When the south tower crumbled around him, O'Flaherty knew Cross
was most likely deep in the building. "When I am in the ambulance
and leaving the scene, I had this bad feeling that Dennis did
not make it," said O'Flaherty, 59, from his home in Rockville
Centre, where he is recovering from his injuries. "He would go
in as far as anybody." Watching television that day at home in
Islip Terrace, JoAnn Cross knew too that her husband was lost.
"He had a saying that he loved. He'd say, 'Take care of men, and
men will take care of you,'" she said. Part of taking care of
his men, she said, was to go into the fires with them. Seven days
later, rescue crews pulled Cross' body from the rubble at Ground
Zero, something his wife called a "miracle." Cross was buried
Sept. 22. He was among the older men in the department. While
some men his age left or considered retiring, Cross spent his
free time running, biking and lifting weights to make sure he
was fit enough to extend his career as long as possible. "He loved
the job, and he was damn good at it," his wife said. "He didn't
want to ever retire." O'Flaherty called Cross "one of the most
knowledgeable chiefs in the department," but said Cross never
wanted to go for the promotion to deputy chief because that meant
fewer chances to charge into burning buildings and less attachment
to his men. "He knew that corner of Bedford Stuyvesant where he
worked better than probably anyone in the department," O'Flaherty
said. "The department doesn't know what it has lost." Cross was
chief of Battalion 57. He served on a commissioner's committee
to draft new firefighting regulations, and trained up-and-coming
chiefs in a department mentor program. Cross and O'Flaherty grew
up together in Queens. They used to ski down hills north of Hillside
Avenue and camp with the Boy Scouts in Bear Mountain State Park.
And they used to talk about their dads, both firemen, who both
died young. "He wanted to be a fireman since I met him when I
was a kid," said JoAnn Cross, who through friends met her future
husband when she was 12 and he was 15. Three years later, they
started dating. Cross took the firefighter's exam after high school,
then fought in Vietnam with the Army. Upon returning home in 1964,
he married JoAnn and was assigned to Engine Co. 2 in Manhattan.
"He really enjoyed it from the start," said O'Flaherty. "I saw
how much he liked it, and I started." The pair worked together
11 years, at Ladder Co. 105 and Ladder Co. 102, both in Brooklyn.
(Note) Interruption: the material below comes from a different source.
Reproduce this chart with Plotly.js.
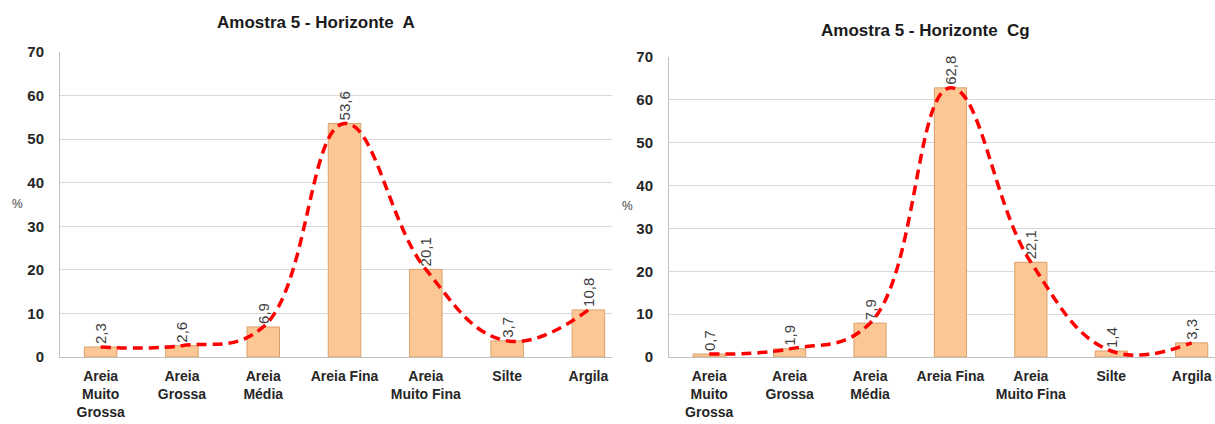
<!DOCTYPE html>
<html><head><meta charset="utf-8">
<script src="https://cdn.plot.ly/plotly-3.0.1.min.js"></script>
<style>html,body{margin:0;padding:0;background:#fff}#c{width:1215px;height:424px}</style>
</head><body><div id="c"></div>
<script>
const categories = ["Areia<br>Muito<br>Grossa","Areia<br>Grossa","Areia<br>Média","Areia Fina","Areia<br>Muito Fina","Silte","Argila"];
const valuesA = [2.3, 2.6, 6.9, 53.6, 20.1, 3.7, 10.8];
const valuesCg = [0.7, 1.9, 7.9, 62.8, 22.1, 1.4, 3.3];
const labelsA = ["2,3","2,6","6,9","53,6","20,1","3,7","10,8"];
const labelsCg = ["0,7","1,9","7,9","62,8","22,1","1,4","3,3"];
const titleA = "Amostra 5 - Horizonte  A";
const titleCg = "Amostra 5 - Horizonte  Cg";
const yTicks = [0,10,20,30,40,50,60,70];

const FONT = "Liberation Sans, Arial, sans-serif";
const idx = categories.map((_, i) => i);

function bar(vals, labels, xa, ya) {
  return {type:'bar', x: idx, y: vals, xaxis: xa, yaxis: ya,
    marker:{color:'#fbc895', line:{color:'#d9a06a', width:1}},
    text: labels, textposition:'outside', textangle:-90, cliponaxis:false,
    textfont:{family:FONT, size:15, color:'#404040'}, hoverinfo:'skip'};
}
function line(vals, xa, ya) {
  return {type:'scatter', mode:'lines', x: idx, y: vals, xaxis: xa, yaxis: ya,
    line:{color:'#ff0000', width:3.5, dash:'10px,6px', shape:'spline', smoothing:1.2},
    cliponaxis:false, hoverinfo:'skip'};
}
function xax(dom) {
  return {domain: dom, range:[-0.5, 6.29], tickmode:'array', tickvals: idx, ticktext: categories,
    showgrid:false, zeroline:false, showline:true, linecolor:'#bfbfbf', linewidth:1,
    ticks:'outside', ticklen:6, tickcolor:'rgba(0,0,0,0)',
    tickfont:{family:FONT, size:14, color:'#262626', weight:'bold'}, tickangle:0, fixedrange:true};
}
function yax(dom, anchor) {
  return {domain: dom, range:[0,70], tickmode:'array', tickvals: yTicks, anchor: anchor,
    showgrid:true, gridcolor:'#d9d9d9', gridwidth:1, zeroline:false,
    showline:true, linecolor:'#bfbfbf', linewidth:1,
    ticks:'outside', ticklen:12, tickcolor:'rgba(0,0,0,0)',
    tickfont:{family:FONT, size:15, color:'#262626', weight:'bold'}, fixedrange:true};
}

const data = [
  bar(valuesA, labelsA, 'x', 'y'), line(valuesA, 'x', 'y'),
  bar(valuesCg, labelsCg, 'x2', 'y2'), line(valuesCg, 'x2', 'y2')
];

const layout = {
  width:1215, height:424, margin:{l:0,r:0,t:0,b:0},
  paper_bgcolor:'#fff', plot_bgcolor:'rgba(0,0,0,0)', showlegend:false, bargap:0.6,
  xaxis: Object.assign(xax([60/1215, 612/1215]), {anchor:'y'}),
  yaxis: yax([(424-357)/424, (424-52)/424], 'x'),
  xaxis2: Object.assign(xax([669/1215, 1]), {anchor:'y2'}),
  yaxis2: yax([(424-357)/424, (424-57)/424], 'x2'),
  annotations:[
    {text:titleA, xref:'paper', yref:'paper', x:316/1215, y:1-22/424, xanchor:'center', yanchor:'middle', showarrow:false,
     font:{family:FONT, size:17, color:'#1a1a1a', weight:'bold'}},
    {text:titleCg, xref:'paper', yref:'paper', x:925/1215, y:1-30/424, xanchor:'center', yanchor:'middle', showarrow:false,
     font:{family:FONT, size:17, color:'#1a1a1a', weight:'bold'}},
    {text:'%', xref:'paper', yref:'paper', x:17/1215, y:1-204/424, xanchor:'center', yanchor:'middle', showarrow:false,
     font:{family:FONT, size:12, color:'#404040'}},
    {text:'%', xref:'paper', yref:'paper', x:627/1215, y:1-206/424, xanchor:'center', yanchor:'middle', showarrow:false,
     font:{family:FONT, size:12, color:'#404040'}}
  ]
};
Plotly.newPlot('c', data, layout, {displayModeBar:false, staticPlot:true});
</script></body></html>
Cross was promoted to battalion chief in 1990. Although they never
worked together after 1979, the men stayed close, spending time
with each other's family, skiing upstate and sailing in Cross'
boat on the Great South Bay. When he was frustrated with things
at work, such as a requirement that all firefighters wear masks
(he thought it gave a false sense of security), Cross would unwind
on a jog with his wife or by throwing the baseball with his son
Brian, 29, a city firefighter. Cross also is survived by three
daughters, Lisa Wylie, 34, of Oakdale; Laura Sheppard, 32, of
East Islip, and Denise Cross, 28, of Oakdale. O'Flaherty likes
to think that Cross is in heaven, talking about firefighting with
Cross' father, who died from a heart attack after battling a major
city fire when Cross was 13. "He probably told his father all
the new tactics they now use in the department," O'Flaherty said.
"They probably laugh at it all, because nothing has changed. The
fireman still crawls into the building to put out the fire the
same way as 50 years ago." -- Steven Kreytak (Newsday) --------------------------------------------------------------------------------
Sept. 29, 2001 At age 60, Dennis Cross had spent nearly two-thirds
of his life as a firefighter in New York City. And retirement
wasn't on his calendar anytime soon. "He wanted to be the first
to put in 50 years on the job," said JoAnn Cross, his wife of
37 years. Along with so many of his brethren, Cross' career was
cut short Sept. 11. The battalion chief for Battalion 57, based
in the Bedford-Stuyvesant section of Brooklyn, was killed when
the south tower of the World Trade Center collapsed. His body
wasn't recovered until a week later. "The first three days it
was more than hell," said his wife. "When they found him on the
seventh day, that was such a relief because we could bring him
home. So many of our friends haven't been able to do that." As
is common in the profession, fighting fires was a family affair.
Cross' father, Charles, was a New York firefighter, as is his
only son, Brian. Cross joined the department in 1963 after returning
home from a two-year tour in Vietnam, where he served in an Army
communications unit, JoAnn Cross said. In the department, Cross
was widely admired as a gutsy firefighter and, later, as a respected
leader. "He was a quiet guy, but powerful," JoAnn Cross said.
"When he made captain, they called him Captain Fearless." He was
promoted to battalion chief in 1993. A frequent runner who kept
himself in excellent shape, Cross was looking forward to competing
in an annual 5K race around the Thanksgiving holiday in Flushing
Meadows, Queens. Now, JoAnn Cross hopes to turn the race into
a fundraiser for a local charity that aids burn victims. Cross
is also survived by three daughters and three grandchildren. An
estimated 3,000 mourners, mostly firefighters, attended Cross'
funeral Sept. 22 in Islip Terrace, Long Island, where he lived.